One could argue that the artist compensation is a good enough reason to pay $20 a month, but I still question how much of that $20 is actually going to the artists. While it’s admirable that this service acknowledges the piss-poor artist compensation of the streaming generation and is trying to rectify that, we only really have their word that they’re actually offering more to labels and artists. Not to mention, since Tidal is co-owned by a multitude of world-famous musicians whose combined net worth is over 2 billion dollars, it makes you wonder if smaller-name artists are being paid as much per stream as their co-owners. If I listen to the song “Inside Out” by clipping. every day that I use Tidal, is the outfit making as much as, say, Daft Punk if I listen to their song “Give Life Back to Music” every day that I use Tidal?

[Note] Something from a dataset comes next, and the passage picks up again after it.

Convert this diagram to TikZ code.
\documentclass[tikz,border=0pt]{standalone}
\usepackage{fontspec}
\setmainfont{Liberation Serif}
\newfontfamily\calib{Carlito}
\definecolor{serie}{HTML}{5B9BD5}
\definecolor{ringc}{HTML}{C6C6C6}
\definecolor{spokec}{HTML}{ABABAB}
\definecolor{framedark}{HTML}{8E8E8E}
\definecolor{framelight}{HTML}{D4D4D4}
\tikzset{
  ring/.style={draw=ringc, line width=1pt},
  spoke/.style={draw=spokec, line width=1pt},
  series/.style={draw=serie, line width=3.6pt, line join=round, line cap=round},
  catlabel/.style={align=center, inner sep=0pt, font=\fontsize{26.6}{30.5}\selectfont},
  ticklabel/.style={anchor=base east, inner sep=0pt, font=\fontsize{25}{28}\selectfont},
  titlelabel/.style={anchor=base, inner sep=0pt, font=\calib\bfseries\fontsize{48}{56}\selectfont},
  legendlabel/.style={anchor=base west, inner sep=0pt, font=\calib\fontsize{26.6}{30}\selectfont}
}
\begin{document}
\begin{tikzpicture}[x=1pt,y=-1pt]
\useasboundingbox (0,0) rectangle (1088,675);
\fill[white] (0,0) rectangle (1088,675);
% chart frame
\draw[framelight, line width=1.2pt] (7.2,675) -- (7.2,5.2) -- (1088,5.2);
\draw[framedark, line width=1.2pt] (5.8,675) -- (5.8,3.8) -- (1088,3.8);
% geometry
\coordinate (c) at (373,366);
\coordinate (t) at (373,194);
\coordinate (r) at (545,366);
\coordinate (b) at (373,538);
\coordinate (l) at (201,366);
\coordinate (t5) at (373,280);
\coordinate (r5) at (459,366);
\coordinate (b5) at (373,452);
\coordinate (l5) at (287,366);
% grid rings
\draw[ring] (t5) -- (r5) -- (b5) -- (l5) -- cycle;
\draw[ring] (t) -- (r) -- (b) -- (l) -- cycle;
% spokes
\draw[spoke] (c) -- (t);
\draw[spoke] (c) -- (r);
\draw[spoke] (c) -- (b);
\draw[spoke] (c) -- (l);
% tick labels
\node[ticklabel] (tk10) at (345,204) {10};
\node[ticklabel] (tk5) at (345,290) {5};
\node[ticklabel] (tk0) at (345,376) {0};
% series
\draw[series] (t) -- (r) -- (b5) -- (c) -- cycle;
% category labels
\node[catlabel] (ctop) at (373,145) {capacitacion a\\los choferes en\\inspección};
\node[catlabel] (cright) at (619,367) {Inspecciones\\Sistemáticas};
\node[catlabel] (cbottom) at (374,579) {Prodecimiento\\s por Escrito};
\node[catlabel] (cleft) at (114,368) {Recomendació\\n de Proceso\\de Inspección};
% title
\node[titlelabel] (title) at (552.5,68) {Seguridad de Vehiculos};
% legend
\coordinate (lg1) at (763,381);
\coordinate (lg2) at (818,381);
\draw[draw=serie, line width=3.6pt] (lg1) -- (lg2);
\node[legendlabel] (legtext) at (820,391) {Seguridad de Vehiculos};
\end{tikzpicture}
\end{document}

No matter what way you look at it, Tidal is just way too fucking expensive.

As it stands, when you get right down to it, no, you, the consumer, shouldn’t subscribe to Tidal for more than the free month that it provides. Anybody who buys into Tidal’s smoke-blowing about being “the future of music” will likely be disappointed by their above-average-at-best offerings, because Tidal ultimately does very little to actually push the medium forward. It’s a decent streaming service with fantastic audio and little else to be worth its overinflated price. At $9.99 a month, I would absolutely recommend Tidal, because it does have better offerings than Spotify, but at $20 a month, Tidal falls flat on its face.